Another bus, another full sick bag. Baracoa is the oldest settlement in the country, (this is where Columbus landed the first time he came) and it shows. It's lush, but crumbling. Nevertheless, our hotel has a fantastic setting, with a pool in an old fortress and stunning views over two bays and Anvil mountain. The drawback of course is the walk back down to town and back up. It's carnival time and the streets are crowded and humming with Afro Caribbean rhythms; the boys here are extraordinarily persistent. Hiss, hiss, 'Chica, Chica. Come and dance.' Pat insists that we retreat.

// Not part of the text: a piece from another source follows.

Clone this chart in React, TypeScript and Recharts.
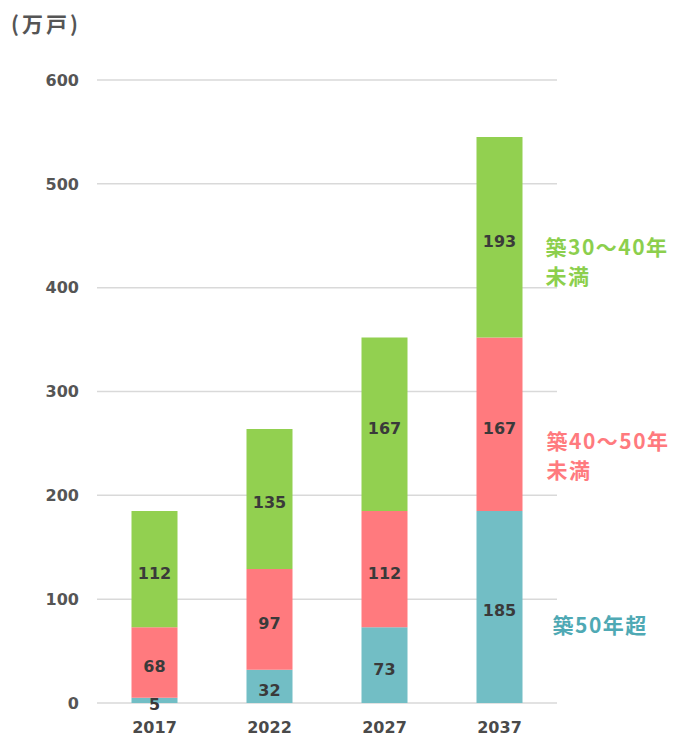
import React from "react";
import { BarChart, Bar, XAxis, YAxis, CartesianGrid, LabelList } from "recharts";

// Condominium stock by building age (10k units)
const years = ["2017", "2022", "2027", "2037"];
const over50 = [5, 32, 73, 185];
const age40to50 = [68, 97, 112, 167];
const age30to40 = [112, 135, 167, 193];
const yTicks = [0, 100, 200, 300, 400, 500, 600];

const seriesNames = {
  over50: ["築50年超"],
  age40to50: ["築40〜50年", "未満"],
  age30to40: ["築30〜40年", "未満"],
};

const data = years.map((year, i) => ({
  year,
  over50: over50[i],
  age40to50: age40to50[i],
  age30to40: age30to40[i],
}));

const NUM_FONT = "'DejaVu Sans', Verdana, sans-serif";
const JP_FONT = "'Noto Sans CJK JP', 'Noto Sans', sans-serif";

const COLORS = {
  over50: "#72bec5",
  age40to50: "#ff7a7e",
  age30to40: "#92d050",
};
const NAME_COLORS = {
  over50: "#4fa9b4",
  age40to50: "#ff7a7e",
  age30to40: "#8ccf4d",
};

// Series name placed beside the last bar's segment
const makeSeriesName =
  (lines: string[], color: string, dx: number, dy: number) => (props: any) => {
    const { x, y, width, height, index } = props;
    if (index !== years.length - 1) return null;
    const cx = Number(x) + Number(width) + dx;
    const cy = Number(y) + Number(height) / 2 + dy;
    return (
      <text
        x={cx}
        y={cy}
        fill={color}
        fontFamily={JP_FONT}
        fontWeight={700}
        fontSize={21}
        letterSpacing={1.5}
      >
        {lines.map((line, k) => (
          <tspan key={k} x={cx} dy={k === 0 ? 0 : 29}>
            {line}
          </tspan>
        ))}
      </text>
    );
  };

// Segment value, centred in its bar segment
const ValueLabel = (props: any) => {
  const { x, y, width, height, value } = props;
  return (
    <text
      x={Number(x) + Number(width) / 2}
      y={Number(y) + Number(height) / 2 + 4}
      textAnchor="middle"
      dominantBaseline="central"
      fill="#3a3a3a"
      fontFamily={NUM_FONT}
      fontWeight={700}
      fontSize={16}
    >
      {value}
    </text>
  );
};

export default function App() {
  return (
    <div style={{ position: "absolute", left: 0, top: 0, width: 676, height: 737, background: "#fff" }}>
      <div
        style={{
          position: "absolute",
          left: 11,
          top: 8,
          fontFamily: JP_FONT,
          fontWeight: 700,
          fontSize: 21,
          letterSpacing: 3,
          color: "#555",
          lineHeight: "30px",
        }}
      >
        (万戸)
      </div>
      <BarChart
        width={676}
        height={737}
        data={data}
        margin={{ top: 80, right: 119, bottom: 4, left: 37 }}
        barCategoryGap="30%"
      >
        <CartesianGrid vertical={false} stroke="#d9d9d9" strokeWidth={1.5} />
        <XAxis
          dataKey="year"
          axisLine={false}
          tickLine={false}
          tickSize={0}
          tickMargin={19}
          height={30}
          tick={{ fill: "#4a4a4a", fontFamily: NUM_FONT, fontWeight: 700, fontSize: 16 }}
        />
        <YAxis
          domain={[0, 600]}
          ticks={yTicks}
          axisLine={false}
          tickLine={false}
          tickSize={0}
          tickMargin={18}
          width={60}
          tick={{ fill: "#555", fontFamily: NUM_FONT, fontWeight: 700, fontSize: 16 }}
        />
        <Bar dataKey="over50" stackId="a" fill={COLORS.over50} isAnimationActive={false}>
          <LabelList dataKey="over50" content={ValueLabel} />
          <LabelList
            dataKey="over50"
            content={makeSeriesName(seriesNames.over50, NAME_COLORS.over50, 30, 26)}
          />
        </Bar>
        <Bar dataKey="age40to50" stackId="a" fill={COLORS.age40to50} isAnimationActive={false}>
          <LabelList dataKey="age40to50" content={ValueLabel} />
          <LabelList
            dataKey="age40to50"
            content={makeSeriesName(seriesNames.age40to50, NAME_COLORS.age40to50, 24, 25)}
          />
        </Bar>
        <Bar dataKey="age30to40" stackId="a" fill={COLORS.age30to40} isAnimationActive={false}>
          <LabelList dataKey="age30to40" content={ValueLabel} />
          <LabelList
            dataKey="age30to40"
            content={makeSeriesName(seriesNames.age30to40, NAME_COLORS.age30to40, 23, 18)}
          />
        </Bar>
      </BarChart>
    </div>
  );
}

A flight (this is where Pat requires considerable soothing) back to Santiago and then another to Viñales. Viñales is the heart of the tobacco growing industry and wonderfully scenic. Green sponges of limestone hills rise majestically from cinnamon coloured soil, especially beautiful viewed first thing in the morning, with the mist swirling. It's a pastoral idyll, except that nowhere is exempt from cigar selling and ‘cigar factory tours’. Cuban cigars are promoted as the finest cigars in the world and we are educated in the different types available - and, sadly, offered a chance to roll one. Our driver, Paco, hurtles around, blowing kisses into the back seat, all the while.
Our final port of call is the island of Cayo Levisa. We travel by speedboat from Palma Rubia, to an isolated hotel on strips of sugary white sand, where the driftwood is artistically draped. The waiters, Louis and Reineldo attempt to teach me to salsa in the humidarium, where they keep the cigars, it’s too hot to dance outside. They’ve got a crafty bottle or two hidden away in there too.